Heeren, Commentationes de Græcorum et Romanorum de India notitia, et cum Indis commerciis: in Commentat. Soc. Gott. vol. x. xi.
SECOND SECTION.
From the death of Commodus to Diocletian, A. C. 193—284.
Sources. The Extracts of Xiphilinus from Dion Cassius, lib. lxxiii—lxxx. though often imperfect, reach down as low as the consulate of Dion himself under Alexander Severus, 229.—Herodiani Hist. libri viii. comprise the period from Commodus to Gordian, 180—238.—The Scriptores Historiæ Augustæ Minores contain the private lives of the emperors down to Diocletian, by Julius Capitolinus, Flavius Vopiscus, etc.—The Breviaria Historiæ Romanæ of Eutropius, Aurelius Victor, and S. Rufus are particularly important for this period.—Finally, the important information that may be derived from the study of medals and coins, not only for this section, but for the whole history of the emperors, may be best learnt by consulting the writers upon those subjects: J. Vaillant, Numismata Augustorum et Cæsarum, cura J. F. Baldino. Rome, 1743, 3 vols. The Medallic History of Imperial Rome, by W. Cooke. London, 1781, 2 vols.—But above all, the volumes belonging to this period in Eckhel, Doctrina Nummorum Veterum.

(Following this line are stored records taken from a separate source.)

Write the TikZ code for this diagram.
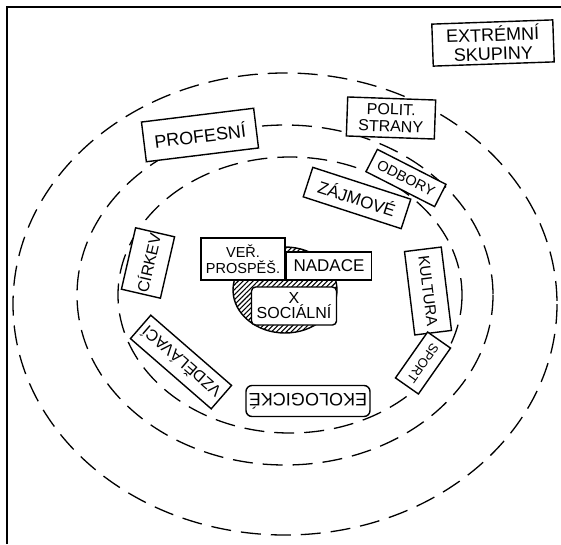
\documentclass[tikz,border=0pt]{standalone}
\usepackage{fontspec}
\setmainfont{Liberation Sans}
\usetikzlibrary{patterns.meta}
\newcommand{\myfs}[2]{\fontsize{#1pt}{#2pt}\selectfont}
\tikzset{
  box/.style={draw, line width=1.4pt, fill=white, inner sep=1pt, align=center},
  ring/.style={line width=1.3pt, dash pattern=on 20pt off 10pt},
}
\begin{document}
\begin{tikzpicture}[x=1pt,y=-1pt]
\useasboundingbox (0,0) rectangle (561,544);
% frame (left and top edges visible)
\draw[line width=1.4pt] (7,544) -- (7,7) -- (561,7);

% dashed rings
\draw[ring] (285,304) ellipse [x radius=272, y radius=231];
\draw[ring] (285,295) ellipse [x radius=208, y radius=170];
\draw[ring] (290,295) ellipse [x radius=172, y radius=138];

% hatched core
\draw[line width=1.4pt, pattern={Lines[angle=45, distance=3.5pt, line width=1.1pt]}] (285,290) ellipse [x radius=52, y radius=43];

% boxes
\node[box, minimum width=121pt, minimum height=42pt, rotate=2, font=\myfs{18}{19}] (extr) at (493,43) {EXTRÉMNÍ\\SKUPINY};
\node[box, minimum width=88pt, minimum height=39pt, rotate=-2, font=\myfs{16}{17}] (polit) at (391,118) {POLIT.\\STRANY};
\node[box, minimum width=113pt, minimum height=40pt, rotate=7, font=\myfs{18}{18}] (prof) at (200,135) {PROFESNÍ};
\node[box, minimum width=77pt, minimum height=25pt, rotate=-27, font=\myfs{14.5}{15}] (odb) at (406,178) {ODBORY};
\node[box, minimum width=103pt, minimum height=31pt, rotate=-18, font=\myfs{17}{17}] (zaj) at (357,198) {ZÁJMOVÉ};
\node[box, minimum width=63pt, minimum height=40pt, rotate=77, font=\myfs{16}{16}] (cirk) at (148,263) {CÍRKEV};
\node[box, minimum width=84pt, minimum height=42pt, font=\myfs{14.5}{16}] (ver) at (243,259) {VEŘ.\\PROSPĚŠ.};
\node[box, minimum width=85pt, minimum height=28pt, font=\myfs{17}{17}] (nad) at (329,266) {NADACE};
\node[box, minimum width=85pt, minimum height=38pt, rounded corners=4pt, font=\myfs{16}{15}] (soc) at (294,306) {X\\SOCIÁLNÍ};
\node[box, minimum width=84pt, minimum height=37pt, rotate=-83, font=\myfs{15.5}{16}] (kult) at (428,291) {KULTURA};
\node[box, minimum width=56pt, minimum height=28pt, rotate=-125, font=\myfs{13}{13}] (sport) at (423,363) {SPORT};
\node[box, minimum width=124pt, minimum height=31pt, rotate=180, rounded corners=6pt, font=\myfs{18}{18}] (eko) at (308,401) {EKOLOGICKÉ};
\node[box, minimum width=107pt, minimum height=31pt, rotate=139, font=\myfs{16}{16}] (vzd) at (181,362) {VZDĚLÁVACÍ};
\end{tikzpicture}
\end{document}
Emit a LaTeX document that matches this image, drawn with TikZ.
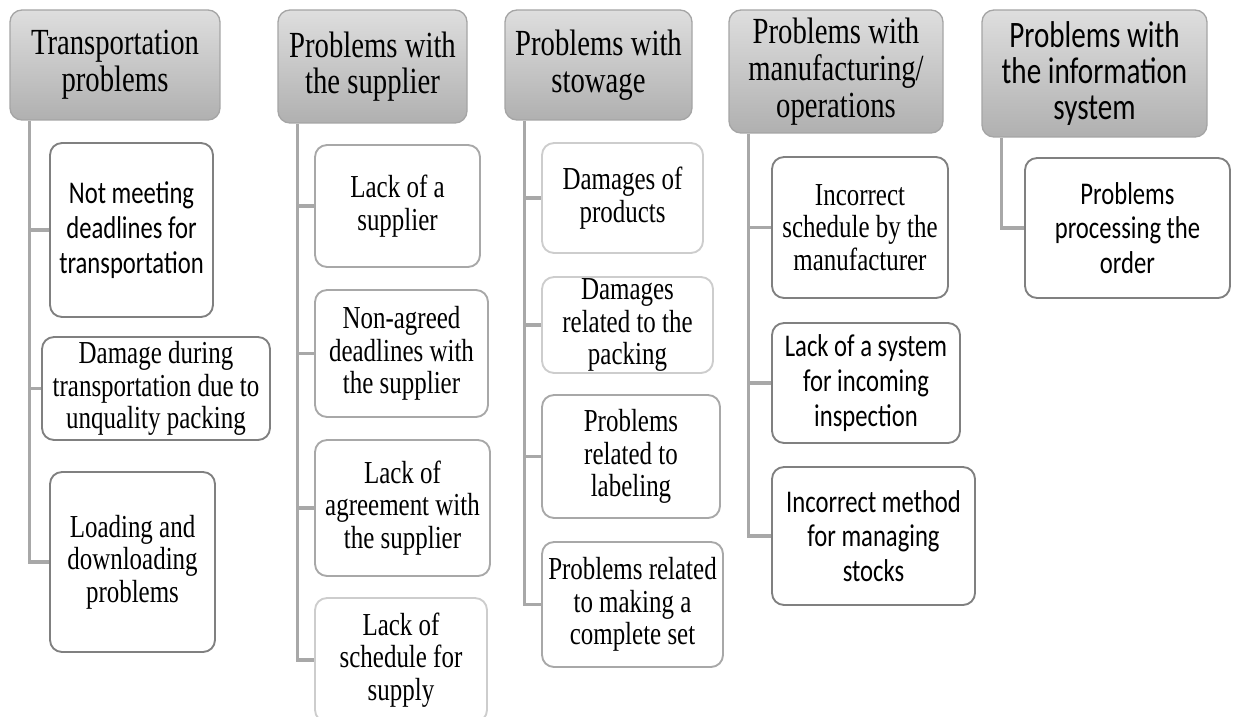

With the period of the Antonines begins the great work of the British historian:
The History of the Decline and Fall of the Roman Empire, by Edward Gibbon. Oxford, 1828, 8 vols. 8vo. In worth and extent this work is superior to all others. It embraces the whole period of the middle ages; but only the first part belongs to this period.
Pertinax, Jan. 1—March 28, 193.
1. The extinction of the race of the Antonines by the death of Commodus was attended with convulsions similar to those which took place when the house of Cæsar became extinct at the death of Nero. It is true that P. Helvius Pertinax, aged sixty-seven, præfect of the city, was raised to the throne by the murderers of Commodus; and that he was acknowledged, first by the guards, and afterwards by the senate. But the reform which he was obliged to make at the beginning of his reign in the finances, rendered him so odious to the soldiers and courtiers, that a revolt of the first, excited by Lætus, cost him his life before he had reigned quite three months. This was the first commencement of that dreadful military despotism which forms the ruling character of this period; and to none did it become so terrible as to those who wished to make it the main support of their absolute power.